Fighting for Focus

In high school, I once worked on a game setting for 4 hours straight, typing so furiously I broke my. In college, I once spent 3 days writing constantly in 6 and 4 hour blocks, with breaks only for food and sleep.

Nowadays, however, I can’t imagine engineering that sort unbroken focus.

It’s not just the lack of time but also the fact that I don’t think I could sustain my attention for that long.

Why is it so hard to focus now, when it was easy in high school and college?

I have a few ideas:

All of these things have been slowly eroded since the end of college. I got my first iPhone the summer after I graduated. As my family moved into smaller and smaller homes, I moved my workspace into shared space, then I moved in with my now-fiance. I am always reachable, via text, email, and IM. I have no sense of mental privacy anymore.

It feels like my mind is out of control, flipping between hyper-engaged mania and apathetic detachment. I imagine that is what an eating disorder of attention feels like.
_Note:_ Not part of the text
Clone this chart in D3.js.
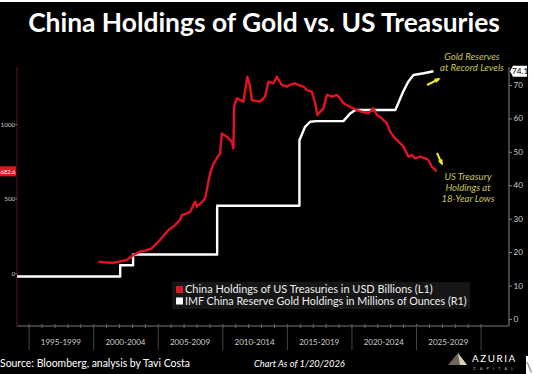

There were a lot of things wrong with my head in high school and college, but my ability to focus was Herculean.

What is focus?

Since reading Cal Newport’s Deep Work, I have become more sensitive to this lack of unbroken attention in my life. I didn’t really have a name for it before: I was just frazzled all the time. Now I recognize the problem as a lack of focus, caused by a failure to respect the need to create an environment that supports it.

Deep Work, as the name implies, is the kind of work that gets done in a state of deep focus and concentration, such as most art, strategic decision-making, business-building, and idea-generation (apparently anything with hyphens).

Big ideas take time and space to grow. They cannot survive on the scraps of attention we try to raise them on.

What Does it Feel Like to Achieve Focus?

Apparently, pretty good. Newport makes the claim that studies reveal that people feel an inherent sense of reward from doing deep work, regardless of what the actual work entails. As long as it encourages focus and attention, it feels good.

I have a friend who used to struggle with attention but managed to land a job that allows him to work in a very focused way, to the point that I can rarely reach him anymore. He is an app developer, and one of the things he cites as most enjoyable about programming is that it is something he can get lost in.

Instead of simply requiring focus of him, it actually created an environment that encouraged it: problems are well-defined, there is fast feedback, there is social acceptance around unreachable programmers, and the rewards for success are immediate.

He claims that he likes programming, but I think a big draw is that the feeling of unbroken, deep attention is itself rewarding. Based on what I remember of our conversations in the past, he has always felt the pain of unfocused attention particularly sharply.

Structuring a Life for Deep Work

With all the benefits in terms of creativity, productivity, and life satisfaction, creating long, uninterrupted blocks of time seems like a good idea. But actually doing it turned out to be really hard.

Newport’s guidelines are pretty severe: get off social media, become unreachable, and create assign at least 90 minutes of totally uninterrupted time to work on any given task.

Initial attempts have been really exciting. I have been steadily gaining ground on my workload, so that I’m almost ahead of my jobs for the first time since junior year of college. I have a long block of time every morning when I can focus on study. Currently I dedicate that time to speed reading training.

Maintaining space for deep work has proven really hard, however. It feels indulgent to block off an entire day and refuse to see anyone during that time.

The problem is that there are always forces trying to steal bits of my free time. It’s as if the world is full of attention and time vampires. As soon as there’s the merest shred of one or the other in my life, they swoop in and start trying to nibble it away. I feel like I spend as much energy defending my free time as I do actually applying myself to my work.

And so, as usual, the real struggle turns out to be emotional and social, rather than technical. Making a commitment to respecting my own need for focused work has forced me to come to terms with many of my assumptions and values that have led me to allow fragmentation of my attention. I find myself worrying that I’ll lose my relationships if I don’t make myself perpetually available, or that I’ll never have another chance at an opportunity if I turn it down.

I recognize that these are based in insecurity rather than proven experience. That gives me something to work on, so that I can enjoy my focused time more and make the most of it.